One of the most interesting ongoing electronic discovery questions is the role and importance of search tools in document review. I recently spoke with Jonathan Nystrom and Dick Oehrle of Cataphora about this and related issues. 

Cataphora develops powerful language analysis software. Its pattern recognition engine is designed to detect deviations from the norm, which makes it useful in investigations and compliance. The company is also an established EDD provider. I first saw Cataphora technology in 2003 and was impressed from the first time.

We agreed that while the choice of tool is important, the bigger considerations for effective e-discovery are (1) the fit of the tool to the document set and (2) the overall process a litigation team follows, which includes the training and skill of the people using the tool.

We left unresolved the tension between standardizing on a platform (the goal of many law firms and departments) and choosing the best tool for the matter. Optimizing tool choice by the case is a challenge: unless an organization has an entire process and infrastructure built around the tool, it unlikely to be the “best choice” for that case. So, as a practical matter, it seems likely that all but the largest legal organizations and EDD vendors will standardize around one tool. Or, if they need a specific tool for a specific matter, find a vendor that has optimized around it.

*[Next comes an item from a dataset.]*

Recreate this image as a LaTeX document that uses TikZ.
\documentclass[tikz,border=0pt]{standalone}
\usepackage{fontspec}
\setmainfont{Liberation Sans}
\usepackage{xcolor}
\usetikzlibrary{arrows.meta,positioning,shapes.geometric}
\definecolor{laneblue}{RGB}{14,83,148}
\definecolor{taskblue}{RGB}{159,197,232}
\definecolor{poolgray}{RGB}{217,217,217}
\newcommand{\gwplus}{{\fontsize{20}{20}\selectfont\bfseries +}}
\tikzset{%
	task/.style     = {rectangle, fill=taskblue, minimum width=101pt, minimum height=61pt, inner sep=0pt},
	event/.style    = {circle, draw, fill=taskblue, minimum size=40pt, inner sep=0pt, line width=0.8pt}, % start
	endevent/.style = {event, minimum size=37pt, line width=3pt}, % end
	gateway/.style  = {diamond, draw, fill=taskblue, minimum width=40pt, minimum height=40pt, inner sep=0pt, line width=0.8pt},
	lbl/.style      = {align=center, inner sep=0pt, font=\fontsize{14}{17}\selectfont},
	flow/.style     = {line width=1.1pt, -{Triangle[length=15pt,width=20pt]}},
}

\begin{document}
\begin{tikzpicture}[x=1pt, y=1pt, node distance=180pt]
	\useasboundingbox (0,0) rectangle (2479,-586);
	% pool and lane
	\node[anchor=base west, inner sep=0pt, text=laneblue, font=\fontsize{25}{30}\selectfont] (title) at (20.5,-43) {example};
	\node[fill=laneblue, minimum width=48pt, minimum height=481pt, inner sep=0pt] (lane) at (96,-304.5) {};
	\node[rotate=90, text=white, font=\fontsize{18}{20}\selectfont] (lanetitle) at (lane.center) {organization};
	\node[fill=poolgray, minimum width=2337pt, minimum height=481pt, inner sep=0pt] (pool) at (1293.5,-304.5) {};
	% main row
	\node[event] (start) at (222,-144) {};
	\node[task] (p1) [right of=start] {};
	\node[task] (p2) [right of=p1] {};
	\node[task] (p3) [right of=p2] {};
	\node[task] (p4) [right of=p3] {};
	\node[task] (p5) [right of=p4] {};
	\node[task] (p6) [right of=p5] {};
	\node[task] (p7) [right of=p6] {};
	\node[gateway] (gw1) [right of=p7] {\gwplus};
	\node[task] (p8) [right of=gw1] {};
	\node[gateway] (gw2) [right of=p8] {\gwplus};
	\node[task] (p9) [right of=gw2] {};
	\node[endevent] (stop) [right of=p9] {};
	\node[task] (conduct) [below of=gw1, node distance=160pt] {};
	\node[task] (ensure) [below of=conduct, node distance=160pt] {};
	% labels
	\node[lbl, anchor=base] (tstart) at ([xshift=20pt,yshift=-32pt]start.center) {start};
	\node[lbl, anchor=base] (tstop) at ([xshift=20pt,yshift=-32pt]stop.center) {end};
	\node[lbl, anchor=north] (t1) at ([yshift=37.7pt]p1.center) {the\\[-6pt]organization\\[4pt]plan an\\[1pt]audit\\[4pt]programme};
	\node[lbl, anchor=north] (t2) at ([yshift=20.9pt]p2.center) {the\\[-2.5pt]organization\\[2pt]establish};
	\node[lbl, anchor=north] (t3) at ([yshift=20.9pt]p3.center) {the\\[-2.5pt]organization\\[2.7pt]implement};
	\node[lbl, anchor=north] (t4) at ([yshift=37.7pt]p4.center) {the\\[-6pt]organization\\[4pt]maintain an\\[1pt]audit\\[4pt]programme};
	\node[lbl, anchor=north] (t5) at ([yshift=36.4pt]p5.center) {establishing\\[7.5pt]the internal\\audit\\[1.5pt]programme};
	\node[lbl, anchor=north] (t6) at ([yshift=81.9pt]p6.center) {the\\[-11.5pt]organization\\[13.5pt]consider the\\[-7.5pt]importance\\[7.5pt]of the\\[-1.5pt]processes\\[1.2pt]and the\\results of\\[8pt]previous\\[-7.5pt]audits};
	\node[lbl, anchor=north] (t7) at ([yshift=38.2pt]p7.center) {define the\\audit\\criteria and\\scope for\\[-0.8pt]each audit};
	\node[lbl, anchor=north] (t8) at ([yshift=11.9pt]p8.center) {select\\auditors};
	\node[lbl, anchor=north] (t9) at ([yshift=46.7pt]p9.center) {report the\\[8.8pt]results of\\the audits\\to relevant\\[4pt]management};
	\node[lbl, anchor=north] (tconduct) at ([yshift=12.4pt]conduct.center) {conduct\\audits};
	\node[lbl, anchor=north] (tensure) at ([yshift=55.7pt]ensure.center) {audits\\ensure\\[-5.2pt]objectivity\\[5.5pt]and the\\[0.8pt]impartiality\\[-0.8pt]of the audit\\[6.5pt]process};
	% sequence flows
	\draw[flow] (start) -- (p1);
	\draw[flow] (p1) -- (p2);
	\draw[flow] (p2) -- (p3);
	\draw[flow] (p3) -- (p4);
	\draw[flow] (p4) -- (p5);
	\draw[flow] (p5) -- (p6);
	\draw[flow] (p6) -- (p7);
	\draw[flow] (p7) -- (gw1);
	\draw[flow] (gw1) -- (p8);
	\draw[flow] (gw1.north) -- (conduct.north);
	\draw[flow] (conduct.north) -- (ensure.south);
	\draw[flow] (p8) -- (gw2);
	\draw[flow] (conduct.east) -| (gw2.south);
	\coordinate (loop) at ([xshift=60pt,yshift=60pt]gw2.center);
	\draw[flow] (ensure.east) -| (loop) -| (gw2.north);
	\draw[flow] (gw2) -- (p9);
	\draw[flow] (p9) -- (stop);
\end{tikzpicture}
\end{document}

As for tool selection itself, we agreed that the answer to the question of “best tool” is empirical, not theoretical. Comparing tools on the basis of features has limited value because (1) different features work better for some collections than for others and (2) most lawyers simply cannot evaluate competing algorithms (much less how those algorithms are instantiated in a specific application).

Empirical testing requires sampling and statistics. We bemoaned the fact that most lawyers are not comfortable with either. I speculated that aversion to sampling and stats is more than just a lack of training or even familiarity. Rather, I suggested that sampling – and probability more generally – is fundamentally an anathema to most lawyers.

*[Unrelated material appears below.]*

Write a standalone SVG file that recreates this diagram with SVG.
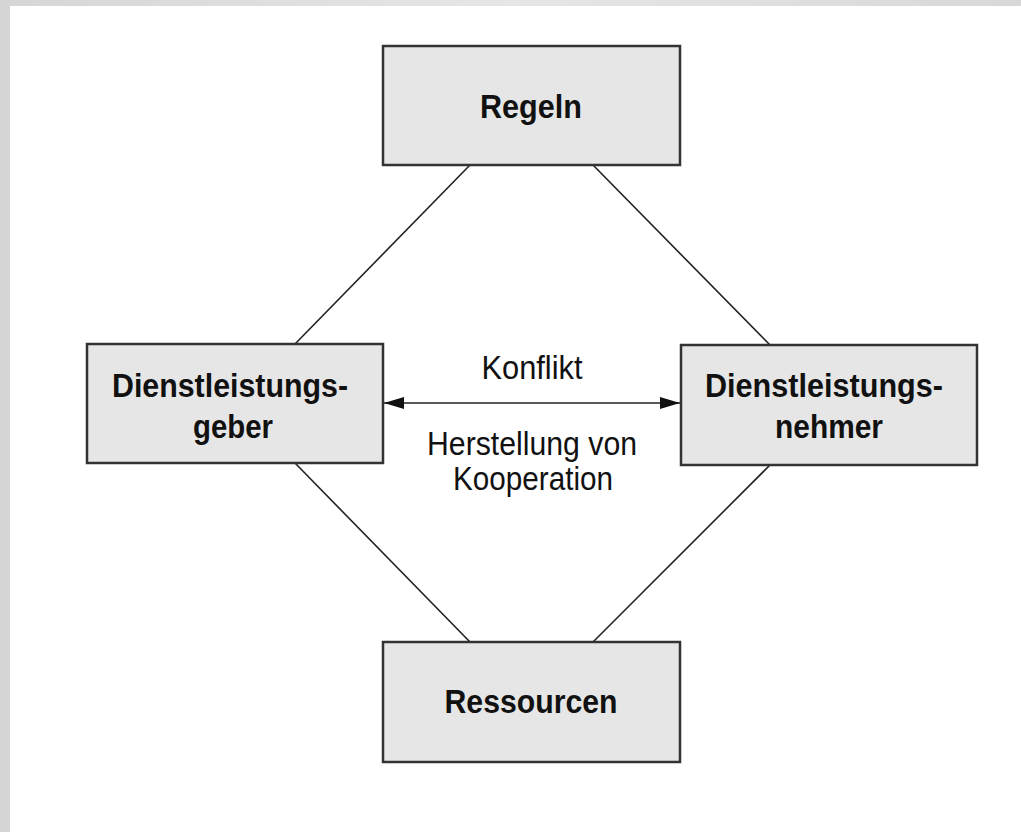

Lawyers dislike uncertainty; they hate being wrong. In their eyes, sampling can never be certain – it is thus suspect. This honestly held but mistaken believe leads to skewed (I am being charitable) outcomes. For example, we agreed lawyers’ faith in manually reviewing documents is misplaced. Those of us with experience in the trenches know humans make many mistakes. And sampling tests would undoubtedly prove that. Whoops, lawyers don’t do sampling, so they continue to have faith in human accuracy. The challenge is that e-discovery is largely science and math and some art; but it definitely is not religion. So blind faith is necessarily misplaced.

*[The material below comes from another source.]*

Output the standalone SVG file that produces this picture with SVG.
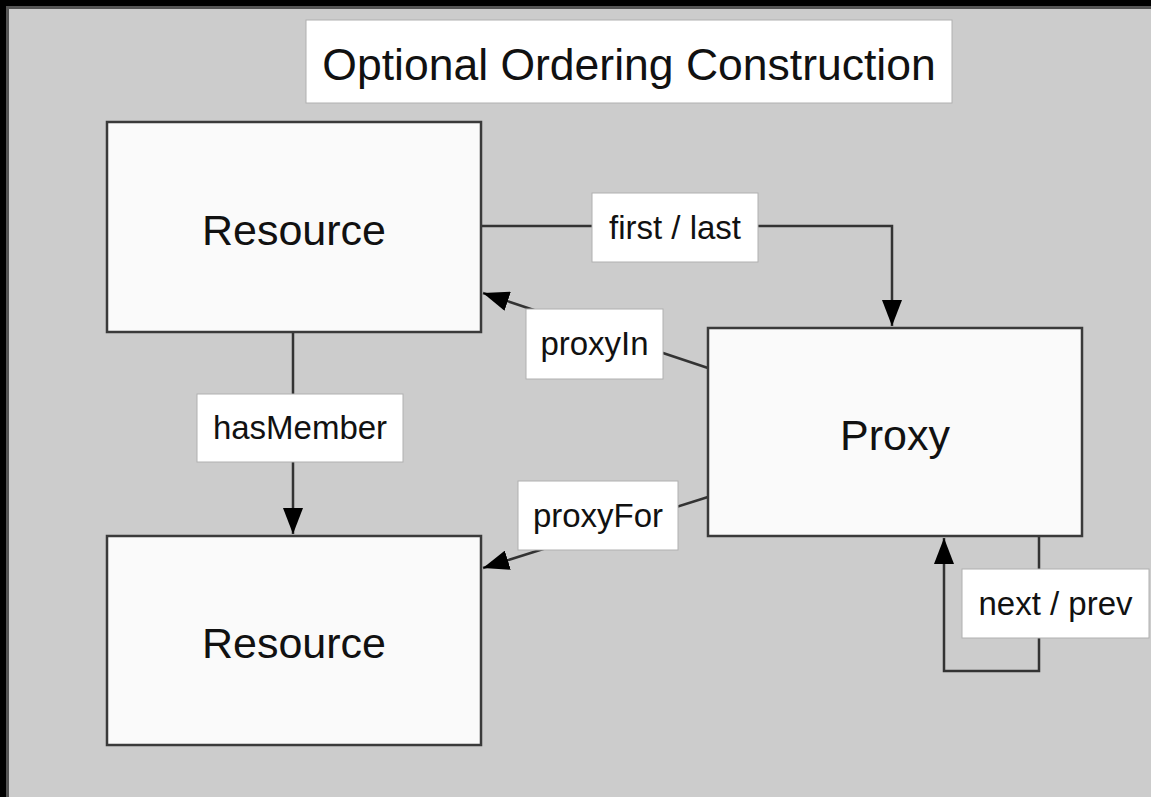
<svg xmlns="http://www.w3.org/2000/svg" width="1151" height="797" viewBox="0 0 1151 797">
<style>
.node{fill:#fafafa;stroke:#3a3a3a;stroke-width:2.5}
.lbl{fill:#ffffff;stroke:#b0b0b0;stroke-width:1}
.big{font-family:"Liberation Sans",Arial,sans-serif;font-size:43px;fill:#111;text-anchor:middle}
.title{font-size:44.5px}
.small{font-family:"Liberation Sans",Arial,sans-serif;font-size:33px;fill:#111;text-anchor:middle}
.edge{fill:none;stroke:#333;stroke-width:2.5}
</style>
<defs>
<marker id="arr" markerUnits="userSpaceOnUse" markerWidth="26" markerHeight="20" refX="26" refY="10" orient="auto">
<path d="M0,0 L26,10 L0,20 z" fill="#000"/>
</marker>
</defs>
<rect x="0" y="0" width="1151" height="797" fill="#000"/>
<rect x="7.5" y="7.5" width="1150" height="800" fill="#cccccc" stroke="#555" stroke-width="3"/>
<g id="title">
<rect class="lbl" x="306" y="20" width="646" height="83"/>
<text class="big title" x="629" y="80">Optional Ordering Construction</text>
</g>
<g id="connectors">
<path class="edge" d="M481,226 H892 V326" marker-end="url(#arr)"/>
<path class="edge" d="M708,368 L483,293" marker-end="url(#arr)"/>
<path class="edge" d="M708,497 L483,568" marker-end="url(#arr)"/>
<path class="edge" d="M293,332 V534" marker-end="url(#arr)"/>
<path class="edge" d="M1039,536 V671 H944 V538" marker-end="url(#arr)"/>
<rect class="lbl" x="592" y="193" width="166" height="69"/>
<text class="small" x="675" y="239">first / last</text>
<rect class="lbl" x="526" y="309" width="137" height="70"/>
<text class="small" x="594.5" y="355">proxyIn</text>
<rect class="lbl" x="197" y="394" width="206" height="68"/>
<text class="small" x="300" y="439">hasMember</text>
<rect class="lbl" x="518" y="481" width="160" height="69"/>
<text class="small" x="598" y="527">proxyFor</text>
<rect class="lbl" x="962" y="569" width="187" height="69"/>
<text class="small" x="1055.5" y="615">next / prev</text>
</g>
<g id="resource1">
<rect class="node" x="107" y="122" width="374" height="210"/>
<text class="big" x="294" y="245">Resource</text>
</g>
<g id="proxy">
<rect class="node" x="708" y="328" width="374" height="208"/>
<text class="big" x="895" y="450">Proxy</text>
</g>
<g id="resource2">
<rect class="node" x="107" y="536" width="374" height="209"/>
<text class="big" x="294" y="658">Resource</text>
</g>
</svg>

My conversation with Cataphora management was stimulating; they clearly have a sophisticated view of the market and the tools. And I was intrigued to learn that this summer, the company will release a consumer tool that will tell Outlook users what Outlook says about you. For those who are open-minded, those data could well give rise to another instance of having to question honestly held views. So, with apologies to the Talking Heads, “Goes to show what a little DATA can do”.